I will never forget the day I put on my girdle for the last time. I had on a wrap dress and it was about 80 degrees out. The dress was soooo cute but I had a kangaroo pouch in the front lololol so I reached for my squeeze me tight biker short style girdle and pulled and tugged until the midsection of my body was smothered and suffocating. I then glanced in the mirror and said the heck with this! My stomach is just as fat, and I am uncomfy as heckypoo soooo fuuuuuhget it. I slipped the hold me tight girdle off and decided I had to do something about it.

But errr uhhh, the other day I was watching the news and I heard a story about girdles becoming really popular among men. I bout fell out my chair just thinking about it.

Picture this...very nice evening with a man who tells you across the dinner table that he wears a girdle. I would holler in laughter and speedwalk away lololol

Yea, I am terrible but there is no way I could date a guy who wears a girdle. Ladies, could you? Fellas, would you wear one?

Friday, March 5, 2010

Making Sexually Suggestive Tape Is A Mistake

I looked down at my phone and saw a message from someone I was dating.

"I should just post that video of you for saying that!"

I thought my heart jumped out my chest. But it actually fell into my tummy. And I'm no nurse or doctor but my heart rate quadrupled.

Yea, we had been engaged in a difference of opinions. It really wasn't an argument because there was no yelling. Remember, we were texting. I was trying to make a point about the way he responds to situation, but when I looked at my phone and saw that text, I was OUT DONE! I couldn't believe that he actually sent that message to me. Heck, I couldn't believe that he actually thought about humiliating me.

I've blogged about sexting and sending nude photos. And most peeps agree that sending a nude photo with your head cut off is OK. And nope I didn't think anything was really wrong with it, either. Honestly, I found it a bit titilating, fun and exciting. And I would really be doing a disservice if I left out that it is foreplay. And heck that has to be the most exciting part about sending a sexually suggestive text, photo or video, but errr uhhh I have changed my mind.

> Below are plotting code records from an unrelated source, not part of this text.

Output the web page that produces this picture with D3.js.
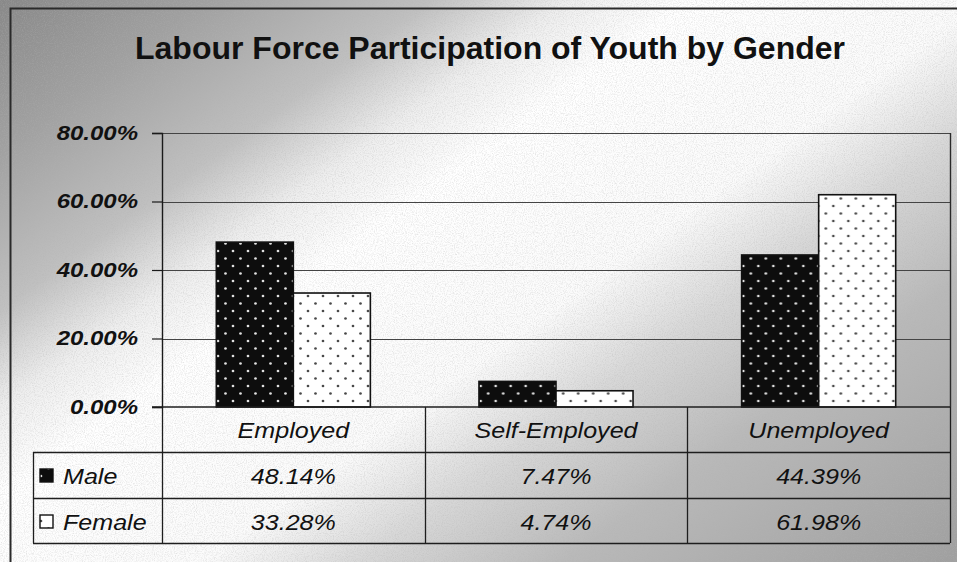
<!DOCTYPE html>
<html>
<head>
<meta charset="utf-8">
<script src="https://cdn.jsdelivr.net/npm/d3@7"></script>
<style>
  html, body { margin: 0; padding: 0; background: #ffffff; }
  svg { display: block; }
  text { font-family: "Liberation Sans", Arial, Helvetica, sans-serif; fill: #111; }
</style>
</head>
<body>
<svg id="chart" width="957" height="562"></svg>
<script>
// ---- data ----
const categories = ["Employed", "Self-Employed", "Unemployed"];
const series = ["Male", "Female"];
const maleValues = [0.4814, 0.0747, 0.4439];
const femaleValues = [0.3328, 0.0474, 0.6198];
const yTicks = [0, 0.2, 0.4, 0.6, 0.8];
const chartTitle = "Labour Force Participation of Youth by Gender";

const valuesBySeries = { Male: maleValues, Female: femaleValues };

// ---- layout ----
const W = 957, H = 562;
const plot = { left: 162, right: 950, top: 133, bottom: 407 };
const rowH = [45, 46, 45];          // category row, Male row, Female row
const legendLeft = 33;
const stretch = 1.14;               // wide glyph look of the labels

const svg = d3.select("#chart");
const defs = svg.append("defs");

// background: grey with a pale diagonal sheen
const bg = defs.append("linearGradient")
  .attr("id", "bgGrad").attr("gradientUnits", "userSpaceOnUse")
  .attr("x1", 0).attr("y1", 0).attr("x2", 586).attr("y2", 818);
[[0, "#888888"], [0.12, "#a0a0a0"], [0.25, "#c0c0c0"], [0.33, "#eeeeee"],
 [0.40, "#ffffff"], [0.57, "#fbfbfb"], [0.66, "#d8d8d8"], [0.78, "#b9b9b9"],
 [1, "#a0a0a0"]].forEach(([o, c]) => bg.append("stop").attr("offset", o).attr("stop-color", c));

// grain
const grain = defs.append("filter").attr("id", "grain")
  .attr("x", 0).attr("y", 0).attr("width", "100%").attr("height", "100%");
grain.append("feTurbulence").attr("type", "fractalNoise")
  .attr("baseFrequency", 0.9).attr("numOctaves", 2).attr("seed", 4).attr("result", "n");
grain.append("feColorMatrix").attr("in", "n").attr("type", "matrix")
  .attr("values", "0 0 0 0 0.45  0 0 0 0 0.45  0 0 0 0 0.45  0 0 0 -1.3 0.75");

// dotted fills for the bars
function dotPattern(id, ground, dot) {
  const p = defs.append("pattern").attr("id", id)
    .attr("patternUnits", "userSpaceOnUse").attr("width", 15).attr("height", 15);
  p.append("rect").attr("width", 15).attr("height", 15).attr("fill", ground);
  p.append("circle").attr("cx", 3.5).attr("cy", 3.5).attr("r", 1.35).attr("fill", dot);
  p.append("circle").attr("cx", 11).attr("cy", 11).attr("r", 1.35).attr("fill", dot);
}
dotPattern("patMale", "#0d0d0d", "#e0e0e0");
dotPattern("patFemale", "#ffffff", "#4a4a4a");
const fillFor = { Male: "url(#patMale)", Female: "url(#patFemale)" };

svg.append("rect").attr("width", W).attr("height", H).attr("fill", "url(#bgGrad)");
svg.append("rect").attr("width", W).attr("height", H).attr("filter", "url(#grain)").attr("opacity", 0.6);

// chart frame
svg.append("rect").attr("x", 10.5).attr("y", 8.5).attr("width", 980).attr("height", 600)
  .attr("fill", "none").attr("stroke", "#2a2a2a").attr("stroke-width", 2);

// title
svg.append("text").attr("x", 490).attr("y", 59).attr("text-anchor", "middle")
  .style("font-size", "32px").style("font-weight", "bold").text(chartTitle);

// ---- scales ----
const x = d3.scaleBand().domain(categories).range([plot.left, plot.right]).padding(0);
const xs = d3.scaleBand().domain(series).range([0, x.bandwidth()])
  .paddingInner(0).paddingOuter(0.705);
const y = d3.scaleLinear().domain([0, 0.8]).range([plot.bottom, plot.top]);

// gridlines
svg.append("g").selectAll("line").data(yTicks.filter(d => d > 0)).join("line")
  .attr("x1", plot.left).attr("x2", plot.right)
  .attr("y1", d => Math.round(y(d)) + 0.5).attr("y2", d => Math.round(y(d)) + 0.5)
  .attr("stroke", "#444444").attr("stroke-width", 1.2);

// plot right edge
svg.append("line").attr("x1", plot.right + 0.5).attr("x2", plot.right + 0.5)
  .attr("y1", plot.top).attr("y2", plot.bottom)
  .attr("stroke", "#2a2a2a").attr("stroke-width", 1.4);

// bars
const bars = svg.append("g").selectAll("g").data(categories).join("g")
  .attr("transform", d => `translate(${x(d)},0)`);
bars.selectAll("rect")
  .data((c, i) => series.map(s => ({ s, v: valuesBySeries[s][i] })))
  .join("rect")
  .attr("x", d => xs(d.s)).attr("width", xs.bandwidth())
  .attr("y", d => y(d.v)).attr("height", d => y(0) - y(d.v))
  .attr("fill", d => fillFor[d.s])
  .attr("stroke", "#111").attr("stroke-width", 1.6);

// y axis
const yAxis = svg.append("g").attr("transform", `translate(${plot.left},0)`)
  .call(d3.axisLeft(y).tickValues(yTicks).tickFormat(d3.format(".2%")).tickSize(10).tickPadding(14));
yAxis.select(".domain").attr("stroke", "#1a1a1a").attr("stroke-width", 1.4);
yAxis.selectAll(".tick line").attr("stroke", "#1a1a1a").attr("stroke-width", 1.2);
yAxis.selectAll(".tick text")
  .attr("x", -24 / 1.2)
  .attr("transform", "scale(1.2,1)")
  .style("font-size", "20px").style("font-weight", "bold").style("font-style", "italic")
  .attr("fill", "#151515");

// ---- data table ----
const tableTop = plot.bottom;
const rowY = [tableTop, tableTop + rowH[0], tableTop + rowH[0] + rowH[1], tableTop + rowH[0] + rowH[1] + rowH[2]];
const tbl = svg.append("g").attr("stroke", "#1e1e1e").attr("stroke-width", 1.3);

// horizontal rules
tbl.append("line").attr("x1", plot.left - 10).attr("x2", plot.right).attr("y1", rowY[0]).attr("y2", rowY[0]).attr("stroke-width", 1.6);
[1, 2, 3].forEach(i => tbl.append("line")
  .attr("x1", legendLeft).attr("x2", plot.right)
  .attr("y1", rowY[i] + 0.5).attr("y2", rowY[i] + 0.5));
// vertical rules
tbl.append("line").attr("x1", legendLeft + 0.5).attr("x2", legendLeft + 0.5).attr("y1", rowY[1]).attr("y2", rowY[3]);
[plot.left, ...categories.slice(1).map(c => x(c)), plot.right].forEach(xv =>
  tbl.append("line").attr("x1", Math.round(xv) + 0.5).attr("x2", Math.round(xv) + 0.5)
    .attr("y1", rowY[0]).attr("y2", rowY[3]));

function stretchedText(g, tx, ty, str, size, anchor) {
  g.append("text")
    .attr("transform", `translate(${tx},${ty}) scale(${stretch},1)`)
    .attr("text-anchor", anchor)
    .style("font-size", size + "px").style("font-style", "italic")
    .attr("fill", "#151515")
    .text(str);
}

const labels = svg.append("g");
categories.forEach(c => stretchedText(labels, x(c) + x.bandwidth() / 2, rowY[0] + 31, c, 22, "middle"));

const pct = d3.format(".2%");
series.forEach((s, si) => {
  const base = rowY[si + 1] + 32;
  valuesBySeries[s].forEach((v, ci) =>
    stretchedText(labels, x(categories[ci]) + x.bandwidth() / 2, base, pct(v), 22, "middle"));
  // legend key
  labels.append("rect")
    .attr("x", 40).attr("y", base - 15).attr("width", 13).attr("height", 13)
    .attr("fill", fillFor[s]).attr("stroke", "#111").attr("stroke-width", 1.4);
  stretchedText(labels, 63, base, s, 22, "start");
});
</script>
</body>
</html>
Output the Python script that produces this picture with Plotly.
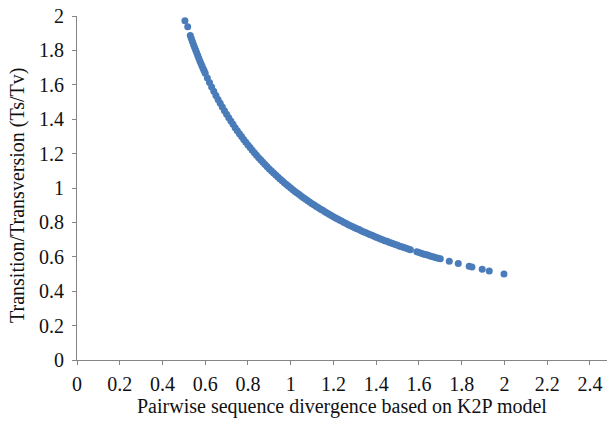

Recently, I found myself threatened and humiliated about a video that I made. Nah, that I starred in. LOLOLOLOL, yea, I'm laffin to keep from cryin... But seriously, I want others to learn from my mistake.

I had gone to a gentleman's club on a Saturday night after an evening on the town having fun, big fun.

After one girl finishes her routine, I turn to the guy and say, "I'm going to dance like that for you when we get home." And I did. And he videotaped it.

At the time, I wasn't thinking that maybe he would threaten to show it off on Facebook one day. I'm not famous. You can't make any money off of it, sooooo what would be the point of showing anyone else the video? I thought he just wanted it for himself.

He hasn't put the video online yet, but ladies and yes, gentleman, it was a very scary feeling. I've been through some shiggidy with mean things being said before but I have never had something give me this feeling in the pit of my stomach. It was a humiliating feeling to have someone threaten to reveal to the world something that I did in the privacy of my own home.

Sooooo ladies and ummm gents too, you may think that the person you are sending photos and videos to will never share it with anyone. I did too, but he not only threatened once but two times to do it soooooo one never really knows what another is capable of doing. And yea, I'm mad at him, but I'm made at myself more.

I love Sanford and Son, love it, and everytime I think about what I have done, I say, "Youuuuu biiiiig dummmmmy!"

Have you ever made a sex tape or sexually suggestive tape and had someone threaten to post it online or share with others? What would make a person do that? Tell me.